BEGIN SUPPLIED INFORMATION

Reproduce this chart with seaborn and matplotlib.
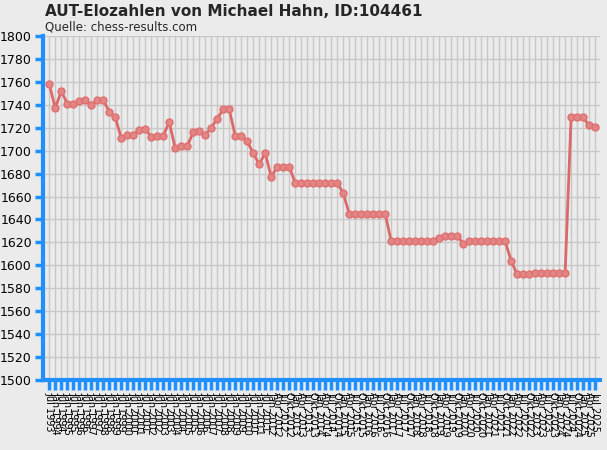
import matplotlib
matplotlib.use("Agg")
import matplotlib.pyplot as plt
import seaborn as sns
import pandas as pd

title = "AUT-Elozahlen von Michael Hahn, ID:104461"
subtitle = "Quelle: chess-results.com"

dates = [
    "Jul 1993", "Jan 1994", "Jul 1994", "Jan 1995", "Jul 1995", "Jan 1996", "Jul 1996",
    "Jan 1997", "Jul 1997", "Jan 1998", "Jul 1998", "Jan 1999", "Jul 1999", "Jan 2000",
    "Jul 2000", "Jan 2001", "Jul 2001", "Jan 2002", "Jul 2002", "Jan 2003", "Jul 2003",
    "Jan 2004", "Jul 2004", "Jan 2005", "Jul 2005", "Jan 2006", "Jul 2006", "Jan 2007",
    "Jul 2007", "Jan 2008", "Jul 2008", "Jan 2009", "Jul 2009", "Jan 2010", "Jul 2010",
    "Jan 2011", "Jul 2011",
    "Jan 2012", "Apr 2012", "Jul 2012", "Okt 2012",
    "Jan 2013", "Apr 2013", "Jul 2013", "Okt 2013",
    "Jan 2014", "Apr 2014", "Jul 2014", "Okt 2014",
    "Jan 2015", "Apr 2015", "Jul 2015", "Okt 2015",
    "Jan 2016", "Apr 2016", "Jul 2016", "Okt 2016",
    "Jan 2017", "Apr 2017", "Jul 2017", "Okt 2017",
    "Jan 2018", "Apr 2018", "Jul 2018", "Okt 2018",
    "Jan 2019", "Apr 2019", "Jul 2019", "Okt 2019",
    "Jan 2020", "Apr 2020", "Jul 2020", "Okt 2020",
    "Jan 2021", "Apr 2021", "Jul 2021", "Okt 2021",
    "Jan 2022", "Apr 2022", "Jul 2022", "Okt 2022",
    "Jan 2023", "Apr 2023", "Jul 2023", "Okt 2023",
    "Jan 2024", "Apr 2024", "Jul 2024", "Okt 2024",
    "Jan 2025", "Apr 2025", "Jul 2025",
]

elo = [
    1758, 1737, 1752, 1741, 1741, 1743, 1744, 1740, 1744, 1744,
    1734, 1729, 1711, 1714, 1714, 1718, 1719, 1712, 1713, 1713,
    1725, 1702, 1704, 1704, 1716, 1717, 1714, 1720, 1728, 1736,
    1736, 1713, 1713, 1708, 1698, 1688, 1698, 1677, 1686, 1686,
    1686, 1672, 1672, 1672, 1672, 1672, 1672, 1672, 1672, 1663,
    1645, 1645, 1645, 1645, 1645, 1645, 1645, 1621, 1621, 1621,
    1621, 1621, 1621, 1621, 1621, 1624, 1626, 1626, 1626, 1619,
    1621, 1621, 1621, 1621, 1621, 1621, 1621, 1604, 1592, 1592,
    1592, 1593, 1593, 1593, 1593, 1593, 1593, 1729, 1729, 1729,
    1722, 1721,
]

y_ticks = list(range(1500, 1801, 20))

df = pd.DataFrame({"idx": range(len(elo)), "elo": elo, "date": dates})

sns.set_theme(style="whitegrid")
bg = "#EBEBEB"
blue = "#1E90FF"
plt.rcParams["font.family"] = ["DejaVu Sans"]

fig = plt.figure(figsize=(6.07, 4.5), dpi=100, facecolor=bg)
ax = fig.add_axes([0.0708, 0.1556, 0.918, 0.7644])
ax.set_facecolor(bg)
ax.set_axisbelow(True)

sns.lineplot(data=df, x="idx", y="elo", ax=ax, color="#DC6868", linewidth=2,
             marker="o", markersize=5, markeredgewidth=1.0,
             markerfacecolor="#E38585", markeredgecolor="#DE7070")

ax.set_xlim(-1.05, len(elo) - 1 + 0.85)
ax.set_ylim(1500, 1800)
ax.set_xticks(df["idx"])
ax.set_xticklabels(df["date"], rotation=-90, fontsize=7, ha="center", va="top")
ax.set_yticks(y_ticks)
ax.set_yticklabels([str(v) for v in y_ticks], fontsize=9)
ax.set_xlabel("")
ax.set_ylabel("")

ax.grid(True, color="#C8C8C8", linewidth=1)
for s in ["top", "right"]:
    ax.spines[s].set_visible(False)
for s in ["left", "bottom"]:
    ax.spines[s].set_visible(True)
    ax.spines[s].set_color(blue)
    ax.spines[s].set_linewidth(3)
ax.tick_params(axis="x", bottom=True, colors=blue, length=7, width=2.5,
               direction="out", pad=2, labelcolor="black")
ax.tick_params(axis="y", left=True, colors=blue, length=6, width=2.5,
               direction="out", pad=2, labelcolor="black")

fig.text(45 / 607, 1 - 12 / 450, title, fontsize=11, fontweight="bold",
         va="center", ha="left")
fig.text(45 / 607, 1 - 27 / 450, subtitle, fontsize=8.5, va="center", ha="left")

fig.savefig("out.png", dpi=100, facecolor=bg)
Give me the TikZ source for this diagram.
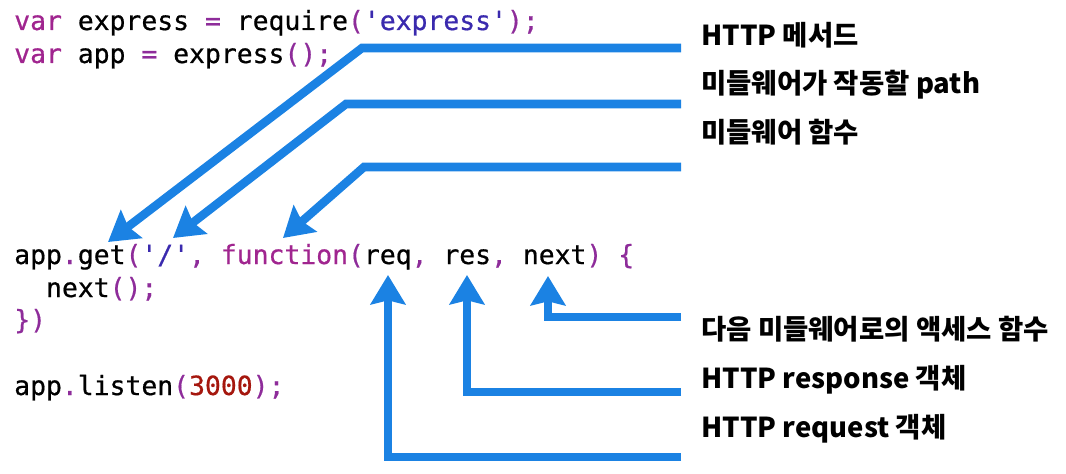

END SUPPLIED INFORMATION

TASK STATEMENT:
Repeat everything in the records precisely. Images are excluded from the copy.

WRITTEN REPLY:
Reproduce this chart with seaborn and matplotlib.
import matplotlib
matplotlib.use("Agg")
import matplotlib.pyplot as plt
import seaborn as sns
import pandas as pd

title = "AUT-Elozahlen von Michael Hahn, ID:104461"
subtitle = "Quelle: chess-results.com"

dates = [
    "Jul 1993", "Jan 1994", "Jul 1994", "Jan 1995", "Jul 1995", "Jan 1996", "Jul 1996",
    "Jan 1997", "Jul 1997", "Jan 1998", "Jul 1998", "Jan 1999", "Jul 1999", "Jan 2000",
    "Jul 2000", "Jan 2001", "Jul 2001", "Jan 2002", "Jul 2002", "Jan 2003", "Jul 2003",
    "Jan 2004", "Jul 2004", "Jan 2005", "Jul 2005", "Jan 2006", "Jul 2006", "Jan 2007",
    "Jul 2007", "Jan 2008", "Jul 2008", "Jan 2009", "Jul 2009", "Jan 2010", "Jul 2010",
    "Jan 2011", "Jul 2011",
    "Jan 2012", "Apr 2012", "Jul 2012", "Okt 2012",
    "Jan 2013", "Apr 2013", "Jul 2013", "Okt 2013",
    "Jan 2014", "Apr 2014", "Jul 2014", "Okt 2014",
    "Jan 2015", "Apr 2015", "Jul 2015", "Okt 2015",
    "Jan 2016", "Apr 2016", "Jul 2016", "Okt 2016",
    "Jan 2017", "Apr 2017", "Jul 2017", "Okt 2017",
    "Jan 2018", "Apr 2018", "Jul 2018", "Okt 2018",
    "Jan 2019", "Apr 2019", "Jul 2019", "Okt 2019",
    "Jan 2020", "Apr 2020", "Jul 2020", "Okt 2020",
    "Jan 2021", "Apr 2021", "Jul 2021", "Okt 2021",
    "Jan 2022", "Apr 2022", "Jul 2022", "Okt 2022",
    "Jan 2023", "Apr 2023", "Jul 2023", "Okt 2023",
    "Jan 2024", "Apr 2024", "Jul 2024", "Okt 2024",
    "Jan 2025", "Apr 2025", "Jul 2025",
]

elo = [
    1758, 1737, 1752, 1741, 1741, 1743, 1744, 1740, 1744, 1744,
    1734, 1729, 1711, 1714, 1714, 1718, 1719, 1712, 1713, 1713,
    1725, 1702, 1704, 1704, 1716, 1717, 1714, 1720, 1728, 1736,
    1736, 1713, 1713, 1708, 1698, 1688, 1698, 1677, 1686, 1686,
    1686, 1672, 1672, 1672, 1672, 1672, 1672, 1672, 1672, 1663,
    1645, 1645, 1645, 1645, 1645, 1645, 1645, 1621, 1621, 1621,
    1621, 1621, 1621, 1621, 1621, 1624, 1626, 1626, 1626, 1619,
    1621, 1621, 1621, 1621, 1621, 1621, 1621, 1604, 1592, 1592,
    1592, 1593, 1593, 1593, 1593, 1593, 1593, 1729, 1729, 1729,
    1722, 1721,
]

y_ticks = list(range(1500, 1801, 20))

df = pd.DataFrame({"idx": range(len(elo)), "elo": elo, "date": dates})

sns.set_theme(style="whitegrid")
bg = "#EBEBEB"
blue = "#1E90FF"
plt.rcParams["font.family"] = ["DejaVu Sans"]

fig = plt.figure(figsize=(6.07, 4.5), dpi=100, facecolor=bg)
ax = fig.add_axes([0.0708, 0.1556, 0.918, 0.7644])
ax.set_facecolor(bg)
ax.set_axisbelow(True)

sns.lineplot(data=df, x="idx", y="elo", ax=ax, color="#DC6868", linewidth=2,
             marker="o", markersize=5, markeredgewidth=1.0,
             markerfacecolor="#E38585", markeredgecolor="#DE7070")

ax.set_xlim(-1.05, len(elo) - 1 + 0.85)
ax.set_ylim(1500, 1800)
ax.set_xticks(df["idx"])
ax.set_xticklabels(df["date"], rotation=-90, fontsize=7, ha="center", va="top")
ax.set_yticks(y_ticks)
ax.set_yticklabels([str(v) for v in y_ticks], fontsize=9)
ax.set_xlabel("")
ax.set_ylabel("")

ax.grid(True, color="#C8C8C8", linewidth=1)
for s in ["top", "right"]:
    ax.spines[s].set_visible(False)
for s in ["left", "bottom"]:
    ax.spines[s].set_visible(True)
    ax.spines[s].set_color(blue)
    ax.spines[s].set_linewidth(3)
ax.tick_params(axis="x", bottom=True, colors=blue, length=7, width=2.5,
               direction="out", pad=2, labelcolor="black")
ax.tick_params(axis="y", left=True, colors=blue, length=6, width=2.5,
               direction="out", pad=2, labelcolor="black")

fig.text(45 / 607, 1 - 12 / 450, title, fontsize=11, fontweight="bold",
         va="center", ha="left")
fig.text(45 / 607, 1 - 27 / 450, subtitle, fontsize=8.5, va="center", ha="left")

fig.savefig("out.png", dpi=100, facecolor=bg)
Give me the TikZ source for this diagram.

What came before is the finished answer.